I think this is really empathetic of you. I would suggest that you don't make it obvious that you are adjusting the games though or it will make them feel under a spotlight. But you can absolutely make this enjoyable for everyone without it being a compromise.
Idea 1: 'mixology'
Get a funny story from both parents to be of them as toddlers. Make up a few more and have guests guess which 2 baby to be will potentially take after. Do the same for teenager and young adult as well.
Idea 2: nursery rhyme charades. In small groups, guests need to act out a nursery rhyme and guests need to guess which one it is (have a book of nursery rhymes for them to look through prior)
Idea 3: buy some air-dry clay (office works has coloured and white) and guests can make some ornaments to go on a shelf in the nursery
Idea 4: Buy a nice art book (nice plain white pages) and get the guests to write and illustrate a page each to make 'my first bedtime book'. Each time it goes to the next person they read the story so far and decide where they want the story to go. Each page would be 1 or 2 sentences.
I know these aren't really not 'baby focused'... But it's avoiding the newborn stuff that might trigger like nappies, dummies, bottles etc
I disagree with the like it or lump it attitude. If someone is special to us we want to share significant life events with them. Likewise, we don't want to create scenarios that will upset the people we love. Obviously if they have had another failed attempt just prior they might lovingly bow out of attending so they don't bring the mood down.
But.... outside of those specific harder times, most people want to be there for the people they care about. Trying to create an event that is less likely to trigger them but still special is perfect. It will help ensure that the expectant mum feels all the love and the mood of the event is happy and fun.
Good on you for being so caring!
It's not so much like it or lump it but recognising that baby showers are going to be triggering, not the games and they should be told it's ok to just not go! Those that do decide to put on a brave face and go are going to feel awkward as f because they aren't dumb and will know exactly what's going on and that very likely the whole entire party discussed their personal circumstances at some stage during the planning process. Just let parents celebrate their pregnancies without a sense of shame, let babies be celebrated without the idea that it's ok for people to resent their existence! It's OK to be upset over not being able to conceive easily and its also OK to unashamedly celebrate your own baby. Neither should cancel the other out.
If they can't get through it that's fine. But the OP has probably been asked to help plan because the expectant mum knows she will be considerate.
The best baby showers I've been to weren't baby focussed. But about half my friends don't like traditional showers and others do. So assuming your friend does, why don't you do something different? Have a cake decorating afternoon? Friends will be busy, which stops them from intrusive negative thoughts if they're struggling to get pregnant. The mum to be can hone her birthday cake skills and everyone else can do whatever type of decoration takes their fancy. They don't have to make it babyish or for kids at all.
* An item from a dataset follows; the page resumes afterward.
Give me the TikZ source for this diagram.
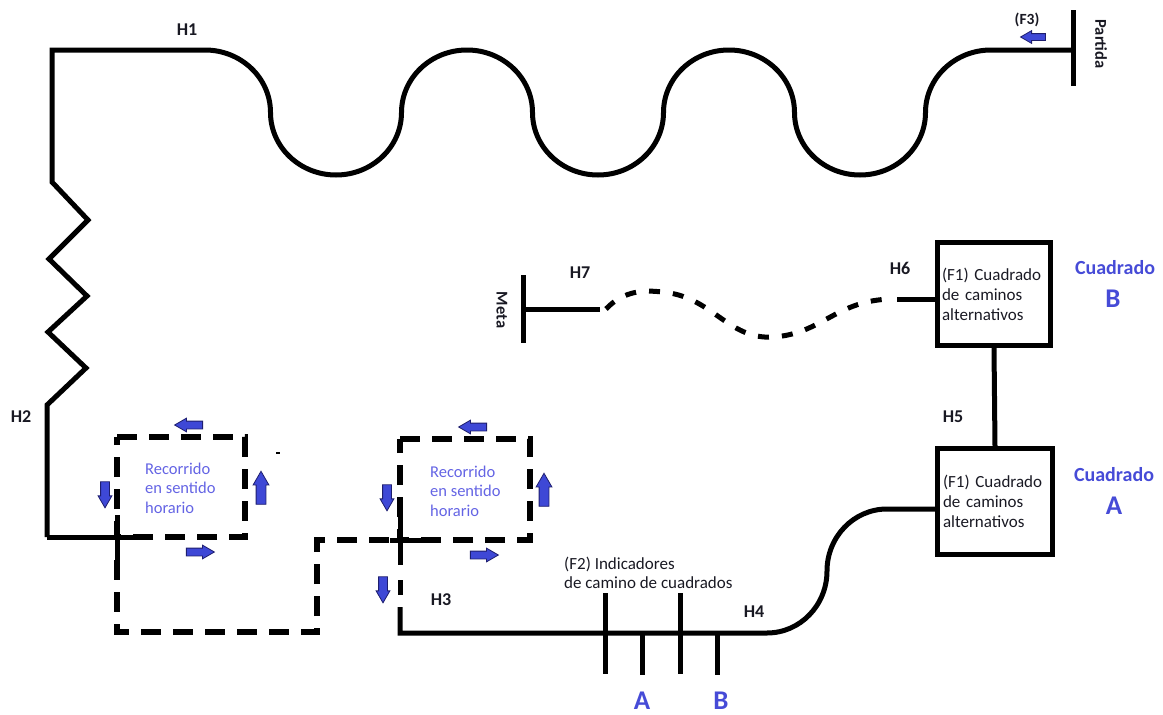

What about a macrame class? Everyone can make something to hang from the wall. Your friend can make something that holds nappies or other baby stuff but everyone else can use theirs for whatever they want? Sorry, I can't think of anything for 'new beginnings or family' so I'm thinking activities.
My SIL was very sensitive about her IVF journey, everyone had to tip toe around her feelings.
I and my kids missed out on celebrating us because she got upset.
Then she started to foster, she had a baby for a while and wanted all the celebratory trimmings including a 6month birthday party that she expected me to fly down for.
I missed out trying to be kind, but she didn’t think of that.
Thank you for being a thoughtful friend, but celebrate the person of the day.
This is a great perspective on this topic.